Stars & Hank Forever!(1986)
In the notes to this album the band describes themselves as being interested in making music about music because of their respect for music as content as well as form. Here, they cover works by Hank Williams, Sr. (1923-1953), and John Philip Sousa (1854-1932).
Sousaside, the Sousa side of the album, is a simulated marching-band parade. One band approaches, fading in, then fades out as the next fades in. The music is surrounded by crowd noises, airplanes flying over, and the like. The album ends with an anticlimactic fade-out as the last band marches off, just like a real parade. Sousaside combines the trademark Residents covering style with the soundscaping ideas the band first developed for Eskimo.
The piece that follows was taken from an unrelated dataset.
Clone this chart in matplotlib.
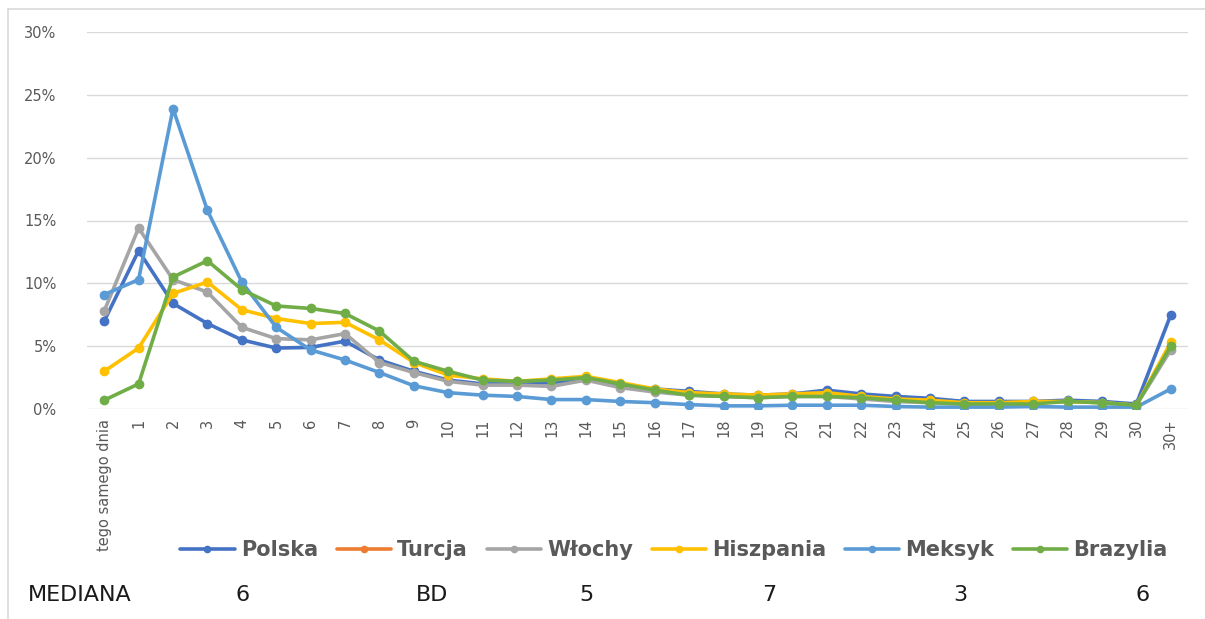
import numpy as np
import matplotlib
matplotlib.use("Agg")
import matplotlib.pyplot as plt
from matplotlib.lines import Line2D

categories = ["tego samego dnia"] + [str(i) for i in range(1, 31)] + ["30+"]

polska = [7.0, 12.6, 8.4, 6.8, 5.5, 4.85, 4.9, 5.4, 3.9, 3.0, 2.3, 2.0, 2.0, 2.1, 2.4, 1.9,
          1.6, 1.4, 1.2, 1.1, 1.2, 1.5, 1.2, 1.0, 0.85, 0.6, 0.6, 0.6, 0.7, 0.6, 0.4, 7.5]
turcja = [np.nan] * 32
wlochy = [7.8, 14.4, 10.3, 9.3, 6.5, 5.6, 5.5, 6.0, 3.7, 2.9, 2.2, 1.9, 1.9, 1.8, 2.3, 1.7,
          1.35, 1.1, 1.0, 0.9, 1.0, 1.0, 0.8, 0.6, 0.5, 0.4, 0.4, 0.5, 0.6, 0.5, 0.3, 4.7]
hiszpania = [3.0, 4.85, 9.2, 10.1, 7.9, 7.2, 6.8, 6.9, 5.5, 3.7, 2.7, 2.4, 2.2, 2.4, 2.6, 2.1,
             1.6, 1.3, 1.2, 1.1, 1.2, 1.3, 1.0, 0.8, 0.7, 0.5, 0.5, 0.6, 0.6, 0.5, 0.3, 5.3]
meksyk = [9.1, 10.3, 23.9, 15.8, 10.1, 6.5, 4.7, 3.9, 2.9, 1.85, 1.3, 1.1, 1.0, 0.75, 0.75, 0.6,
          0.5, 0.35, 0.25, 0.25, 0.3, 0.3, 0.3, 0.2, 0.15, 0.15, 0.15, 0.2, 0.15, 0.15, 0.15, 1.6]
brazylia = [0.7, 2.0, 10.5, 11.8, 9.5, 8.2, 8.0, 7.6, 6.2, 3.8, 3.0, 2.3, 2.2, 2.3, 2.5, 2.0,
            1.5, 1.1, 1.0, 0.9, 1.0, 1.0, 0.9, 0.7, 0.5, 0.4, 0.4, 0.4, 0.6, 0.5, 0.3, 5.0]

series_names = ["Polska", "Turcja", "Włochy", "Hiszpania", "Meksyk", "Brazylia"]
series_values = [polska, turcja, wlochy, hiszpania, meksyk, brazylia]
colors = ["#4472C4", "#ED7D31", "#A5A5A5", "#FFC000", "#5B9BD5", "#70AD47"]

median_label = "MEDIANA"
median_values = ["6", "BD", "5", "7", "3", "6"]

fig = plt.figure(figsize=(12.05, 6.19), dpi=100)
bx, by = 8 / 1205, 1 - 9 / 619
fig.add_artist(Line2D([bx, bx], [0, by], transform=fig.transFigure,
                      color="#D9D9D9", lw=1.2))
fig.add_artist(Line2D([bx, 1], [by, by], transform=fig.transFigure,
                      color="#D9D9D9", lw=1.2))
ax = fig.add_axes([87 / 1205, 1 - 409 / 619, (1188 - 87) / 1205, (409 - 32) / 619])

x = np.arange(len(categories))
for name, vals, c in zip(series_names, series_values, colors):
    ax.plot(x, vals, color=c, lw=2.6, marker="o", markersize=6, label=name,
            solid_capstyle="round")

ax.set_xlim(-0.5, len(categories) - 0.5)
ax.set_ylim(0, 30)
ax.set_yticks(np.arange(0, 31, 5))
ax.set_yticklabels([f"{v}%" for v in range(0, 31, 5)])
ax.set_xticks(x)
ax.set_xticklabels(categories, rotation=90)
ax.tick_params(axis="both", length=0, colors="#595959")
ax.tick_params(axis="y", pad=22, labelsize=10.5)
ax.tick_params(axis="x", pad=7, labelsize=10.5)
ax.grid(axis="y", color="#D9D9D9", lw=1)
ax.set_axisbelow(True)
for s in ax.spines.values():
    s.set_visible(False)

leg = fig.legend(loc="center", bbox_to_anchor=(674 / 1205, 1 - 550 / 619), ncol=6,
                 frameon=False, handlelength=2.6, columnspacing=0.9, handletextpad=0.3,
                 markerscale=0.75, prop={"weight": "bold", "size": 15})
for t in leg.get_texts():
    t.set_color("#595959")

fig.text(28 / 1205, 1 - 595 / 619, median_label, fontsize=16, ha="left", va="center",
         color="#1a1a1a")
for xpos, v in zip([243, 432, 586, 769, 960, 1143], median_values):
    fig.text(xpos / 1205, 1 - 595 / 619, v, fontsize=16, ha="center", va="center",
             color="#1a1a1a")

fig.savefig("out.png", dpi=100)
The Hank Williams songs are handled in a very different manner than James Brown's had been on George & James. The Residents' Brown had been completely unintelligible, sounding much like the shaman character on Eskimo. Hank Williams, on the other hand, comes through very clearly on this album and the songs are much more accessible, more like what most people expect in a cover rather than the extreme deconstruction The Residents usually do. The version of Jambalaya is downright understated. Stars & Hank Forever did much better than George & James had due to a large part to accessibility of the Hank Williams side. Stars & Hank did so well, in fact, that Torso Records in Europe remixed the Kaw-liga track into a couple of singles. The Sousa music, while well done, was not so well received by the critics, probably due to the extreme contrast in style with the Hank Williams side.